(Exercise directions)
Print the listing from its top line through the line containing "let red = '#d94b48'", nothing more, and leave out the pictures.

# START OF Data entries

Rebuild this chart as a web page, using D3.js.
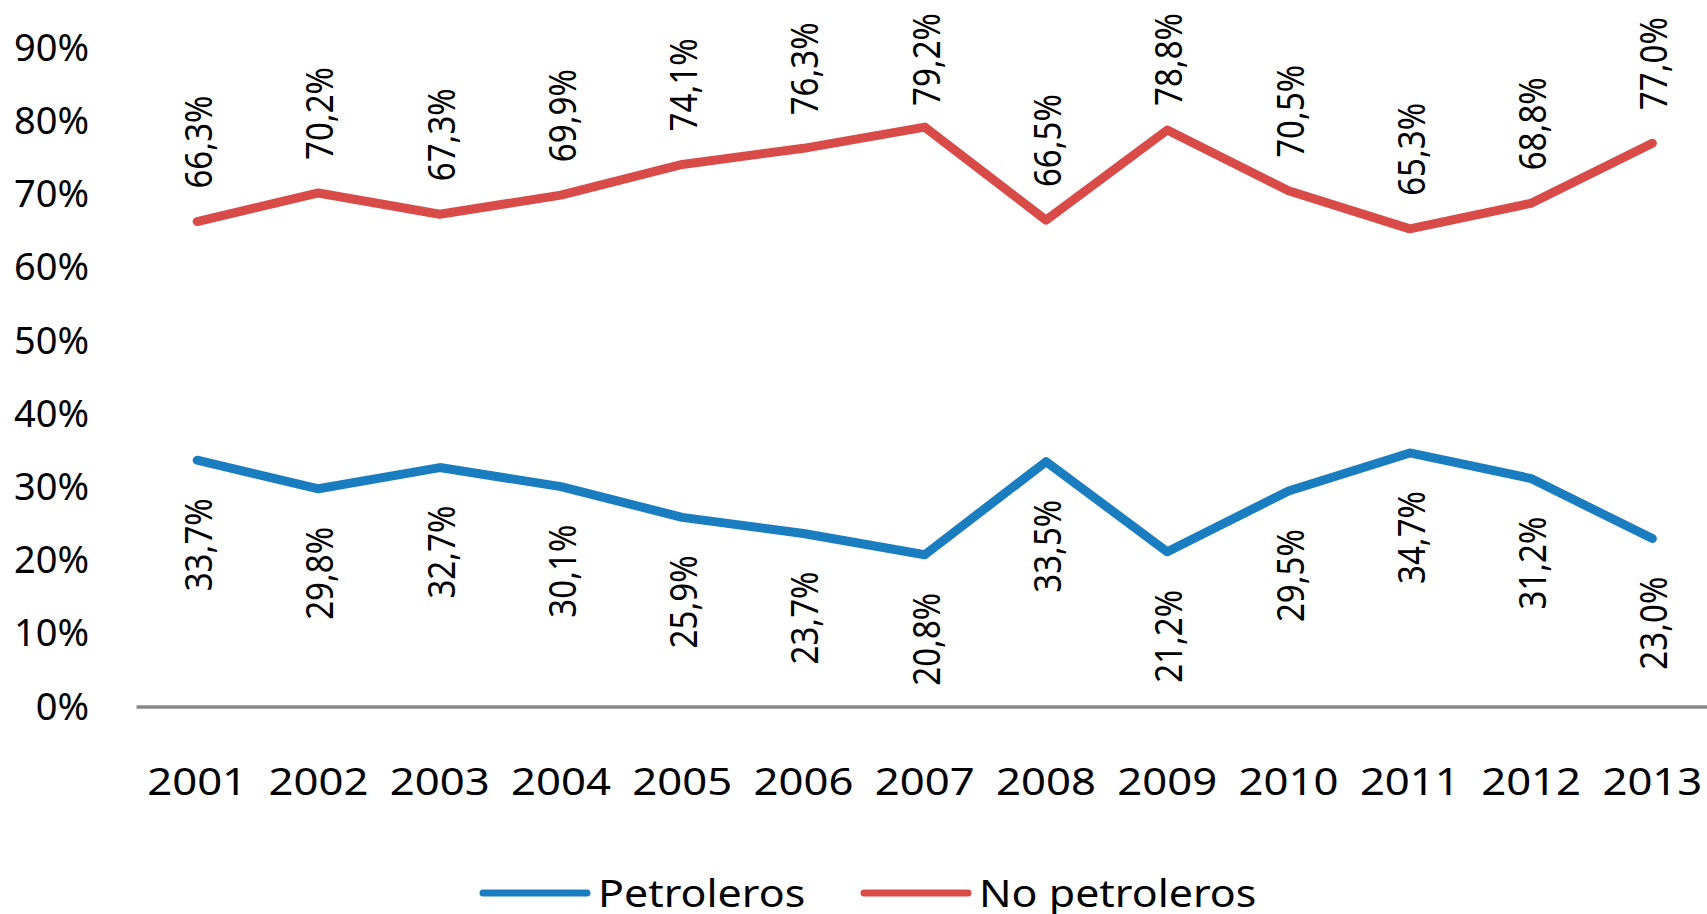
<!DOCTYPE html>
<html>
<head>
<meta charset="utf-8">
<script src="https://cdn.jsdelivr.net/npm/d3@7"></script>
<style>
  body { margin: 0; background: #fff; }
  svg { display: block; font-family: 'Noto Sans', sans-serif; }
</style>
</head>
<body>
<svg></svg>
<script>
let years = ['2001', '2002', '2003', '2004', '2005', '2006', '2007', '2008', '2009', '2010', '2011', '2012', '2013']
let petroleros = [33.7, 29.8, 32.7, 30.1, 25.9, 23.7, 20.8, 33.5, 21.2, 29.5, 34.7, 31.2, 23.0]
let noPetroleros = [66.3, 70.2, 67.3, 69.9, 74.1, 76.3, 79.2, 66.5, 78.8, 70.5, 65.3, 68.8, 77.0]
let yTicks = [0, 10, 20, 30, 40, 50, 60, 70, 80, 90]
let seriesNames = ['Petroleros', 'No petroleros']

let svgWidth = 1707
let svgHeight = 914
let blue = '#1a7dc0'
let red = '#d94b48'

let locale = d3.formatLocale({ decimal: ',', thousands: '.', grouping: [3], currency: ['', ''] })
let fmt = locale.format('.1f')

let svg = d3.select('svg')
    .attr('width', svgWidth)
    .attr('height', svgHeight)

/* scales */
let xScale = d3.scaleBand()
    .domain(years)
    .range([136.5, 1713])

let yScale = d3.scaleLinear()
    .domain([0, 90])
    .range([707, 48])

let cx = d => xScale(d) + xScale.bandwidth() / 2

/* y axis labels */
let yAxis = svg.append('g')
    .attr('transform', 'translate(92, 0)')
    .call(d3.axisLeft(yScale).tickValues(yTicks).tickSize(0).tickPadding(3).tickFormat(d => d + '%'))
yAxis.select('.domain').remove()
yAxis.selectAll('text')
    .attr('font-family', 'Noto Sans')
    .attr('font-size', 38)
    .attr('fill', '#000')

/* x axis labels */
let xAxis = svg.append('g')
    .attr('transform', `translate(0, ${yScale(0)})`)
    .call(d3.axisBottom(xScale).tickSize(0).tickPadding(60))
xAxis.select('.domain').remove()
xAxis.selectAll('text')
    .attr('font-family', 'Noto Sans')
    .attr('font-size', 39)
    .attr('fill', '#000')
    .attr('transform', 'scale(1.12, 1)')

/* baseline */
svg.append('line')
    .attr('x1', xScale.range()[0])
    .attr('x2', svgWidth)
    .attr('y1', yScale(0))
    .attr('y2', yScale(0))
    .attr('stroke', '#888')
    .attr('stroke-width', 3.3)

/* lines */
let line = d3.line()
    .x((d, i) => cx(years[i]))
    .y(d => yScale(d))

let series = [
  { values: noPetroleros, color: red, above: true },
  { values: petroleros, color: blue, above: false }
]

series.forEach(s => {
  svg.append('path')
      .datum(s.values)
      .attr('d', line)
      .attr('fill', 'none')
      .attr('stroke', s.color)
      .attr('stroke-width', 9)
      .attr('stroke-linejoin', 'round')
      .attr('stroke-linecap', 'round')
})

/* data labels (rotated) */
let labelLen = 93
series.forEach(s => {
  svg.append('g')
    .selectAll('text')
    .data(s.values)
    .enter()
    .append('text')
      .attr('transform', (d, i) => {
        let x = cx(years[i])
        let y
        if (s.above) {
          y = yScale(d) - 33
          if (y - labelLen < 13) y = 13 + labelLen
        } else {
          y = yScale(d) + 38
        }
        return `translate(${x}, ${y}) rotate(-90) scale(0.87, 1)`
      })
      .attr('dy', 15)
      .attr('text-anchor', s.above ? 'start' : 'end')
      .attr('font-size', 38)
      .attr('fill', '#000')
      .text(d => fmt(d) + '%')
})

/* legend */
let legendItems = [
  { name: seriesNames[0], color: blue, x: 483 },
  { name: seriesNames[1], color: red, x: 864 }
]
let legend = svg.append('g')
legendItems.forEach(item => {
  legend.append('line')
      .attr('x1', item.x)
      .attr('x2', item.x + 104)
      .attr('y1', 893)
      .attr('y2', 893)
      .attr('stroke', item.color)
      .attr('stroke-width', 7)
      .attr('stroke-linecap', 'round')
  legend.append('text')
      .attr('transform', `translate(${item.x + 115}, 907) scale(1.13, 1)`)
      .attr('font-size', 38)
      .attr('fill', '#000')
      .text(item.name)
})
</script>
</body>
</html>
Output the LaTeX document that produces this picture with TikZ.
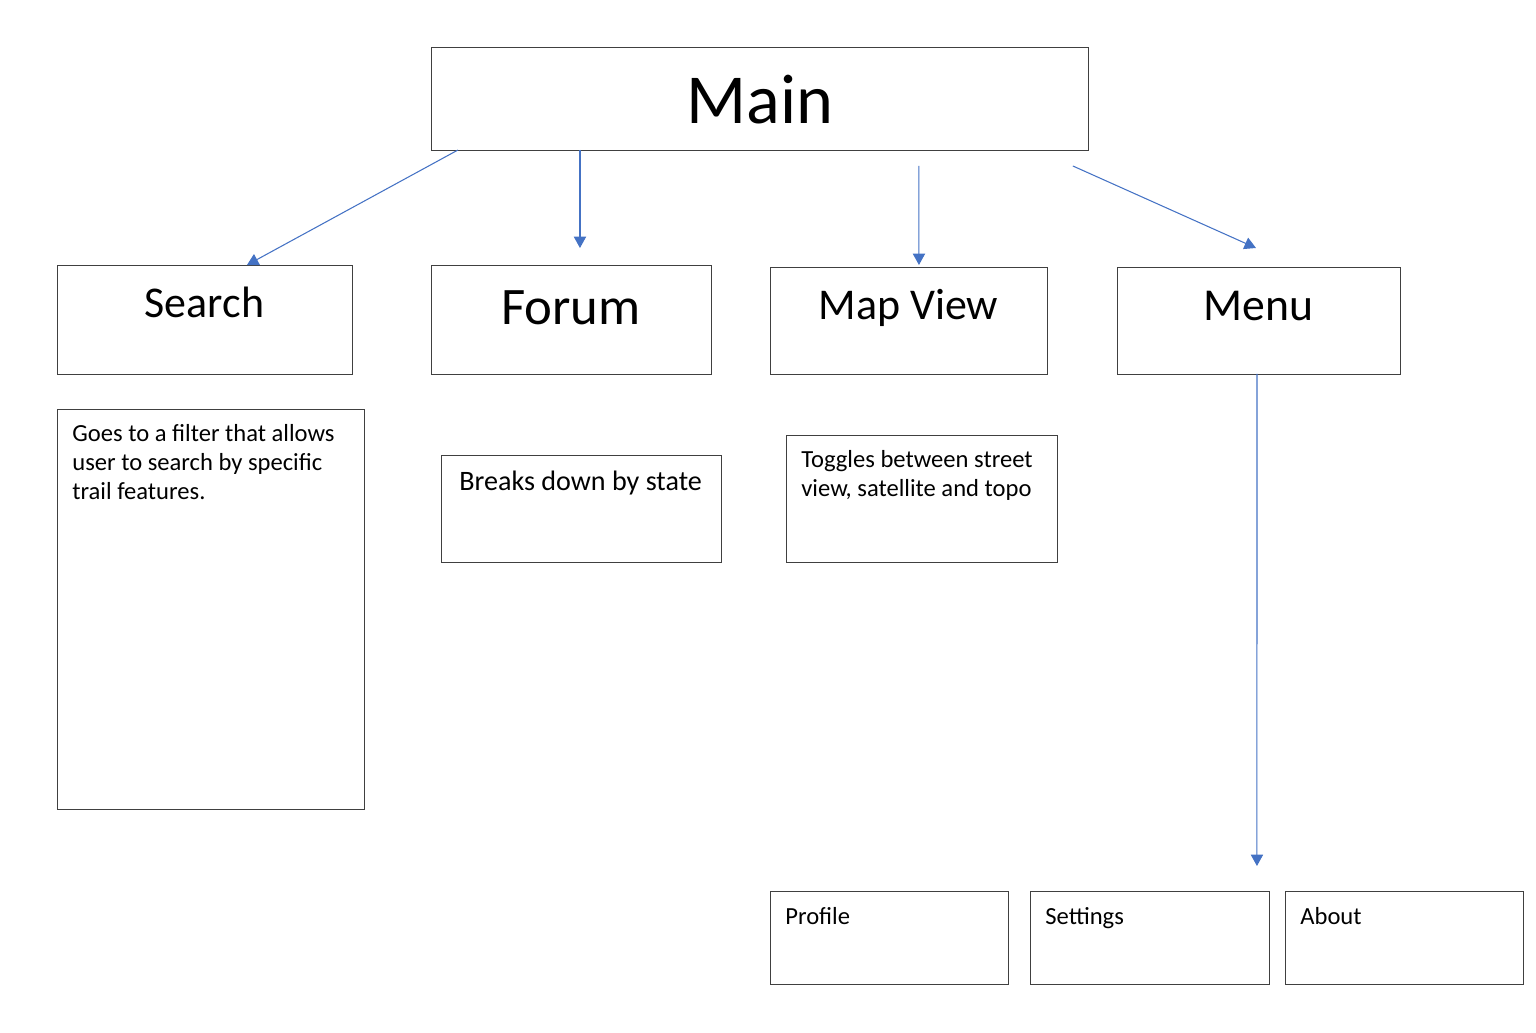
\documentclass[tikz,border=0pt]{standalone}
\usepackage{fontspec}
\setmainfont{Carlito}
\usepackage{xcolor}
\usetikzlibrary{arrows.meta}
\usetikzlibrary{positioning}

\definecolor{arrowblue}{HTML}{4472C4}
\definecolor{boxline}{HTML}{404040}

\tikzset{
  box/.style={draw=boxline, line width=0.5pt, rectangle, inner sep=0pt, outer sep=0pt, anchor=north west},
  conn/.style={draw=arrowblue, line width=0.6pt, -{Triangle[length=6.5pt,width=7pt]}},
  headtxt/.style={font=\fontsize{25}{30}\selectfont, anchor=base, inner sep=0pt},
  desctxt/.style={font=\fontsize{14}{16.7}\selectfont, anchor=base west, align=left, inner sep=0pt},
}

\begin{document}
\begin{tikzpicture}[x=0.02cm,y=-0.02cm]
\useasboundingbox (0,0) rectangle (1536,1032);
% boxes
\node[box, minimum width=13.16cm, minimum height=2.06cm] (main) at (431,47) {};
\node[box, minimum width=5.9cm, minimum height=2.18cm] (search) at (57,265) {};
\node[box, minimum width=5.6cm, minimum height=2.18cm] (forum) at (431,265) {};
\node[box, minimum width=5.54cm, minimum height=2.14cm] (mapview) at (770,267) {};
\node[box, minimum width=5.66cm, minimum height=2.14cm] (menu) at (1117,267) {};
\node[box, minimum width=6.14cm, minimum height=8.02cm] (searchdesc) at (57,409) {};
\node[box, minimum width=5.6cm, minimum height=2.14cm] (forumdesc) at (441,455) {};
\node[box, minimum width=5.42cm, minimum height=2.54cm] (mapdesc) at (786,435) {};
\node[box, minimum width=4.76cm, minimum height=1.86cm] (profile) at (770,891) {};
\node[box, minimum width=4.78cm, minimum height=1.86cm] (settings) at (1030,891) {};
\node[box, minimum width=4.76cm, minimum height=1.86cm] (about) at (1285,891) {};
% titles
\node[headtxt, font=\fontsize{40}{48}\selectfont] (maintxt) at ([yshift=-1.54cm]main.north) {Main};
\node[headtxt] (searchtxt) at ([yshift=-1.06cm]search.north) {Search};
\node[headtxt, font=\fontsize{30}{36}\selectfont] (forumtxt) at ([yshift=-1.2cm]forum.north) {Forum};
\node[headtxt] (mapviewtxt) at ([yshift=-1.06cm]mapview.north) {Map View};
\node[headtxt, font=\fontsize{26}{31}\selectfont] (menutxt) at ([yshift=-1.08cm]menu.north) {Menu};
% descriptions (base = last line)
\node[desctxt] (searchdesctxt) at ([xshift=0.3cm,yshift=-1.82cm]searchdesc.north west)
  {Goes to a filter that allows\\user to search by specific\\trail features.};
\node[desctxt, font=\fontsize{16}{19}\selectfont] (forumdesctxt) at ([xshift=0.36cm,yshift=-0.7cm]forumdesc.north west) {Breaks down by state};
\node[desctxt] (mapdesctxt) at ([xshift=0.3cm,yshift=-1.23cm]mapdesc.north west)
  {Toggles between street\\view, satellite and topo};
\node[desctxt] (profiletxt) at ([xshift=0.3cm,yshift=-0.66cm]profile.north west) {Profile};
\node[desctxt] (settingstxt) at ([xshift=0.3cm,yshift=-0.66cm]settings.north west) {Settings};
\node[desctxt] (abouttxt) at ([xshift=0.3cm,yshift=-0.66cm]about.north west) {About};
% connectors
\draw[conn] ([xshift=0.54cm]main.south west) -- ([xshift=0.85cm]search.north);
\draw[conn] ([xshift=2.98cm]main.south west) -- ([xshift=0.18cm,yshift=0.34cm]forum.north);
\draw[conn] ([xshift=3.18cm,yshift=-0.32cm]main.south) -- ([xshift=0.21cm,yshift=0.04cm]mapview.north);
\draw[conn] ([xshift=-0.32cm,yshift=-0.32cm]main.south east) -- ([xshift=-0.05cm,yshift=0.38cm]menu.north);
\draw[conn] ([xshift=-0.03cm]menu.south) -- ([xshift=-0.24cm,yshift=0.5cm]settings.north east);
\end{tikzpicture}
\end{document}
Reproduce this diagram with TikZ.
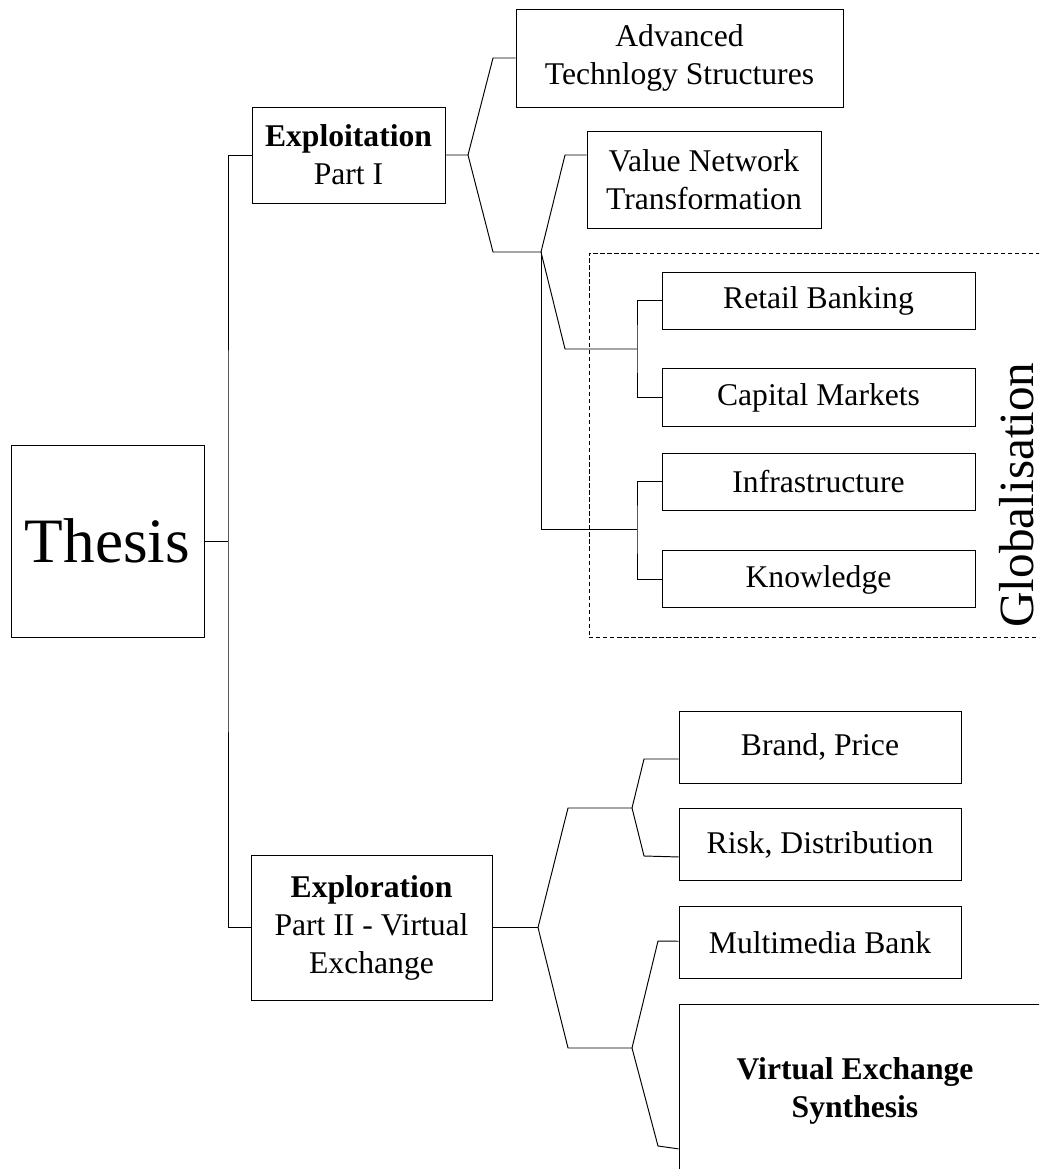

# END OF Data entries

(Correct response)
Rebuild this chart as a web page, using D3.js.
<!DOCTYPE html>
<html>
<head>
<meta charset="utf-8">
<script src="https://cdn.jsdelivr.net/npm/d3@7"></script>
<style>
  body { margin: 0; background: #fff; }
  svg { display: block; font-family: 'Noto Sans', sans-serif; }
</style>
</head>
<body>
<svg></svg>
<script>
let years = ['2001', '2002', '2003', '2004', '2005', '2006', '2007', '2008', '2009', '2010', '2011', '2012', '2013']
let petroleros = [33.7, 29.8, 32.7, 30.1, 25.9, 23.7, 20.8, 33.5, 21.2, 29.5, 34.7, 31.2, 23.0]
let noPetroleros = [66.3, 70.2, 67.3, 69.9, 74.1, 76.3, 79.2, 66.5, 78.8, 70.5, 65.3, 68.8, 77.0]
let yTicks = [0, 10, 20, 30, 40, 50, 60, 70, 80, 90]
let seriesNames = ['Petroleros', 'No petroleros']

let svgWidth = 1707
let svgHeight = 914
let blue = '#1a7dc0'
let red = '#d94b48'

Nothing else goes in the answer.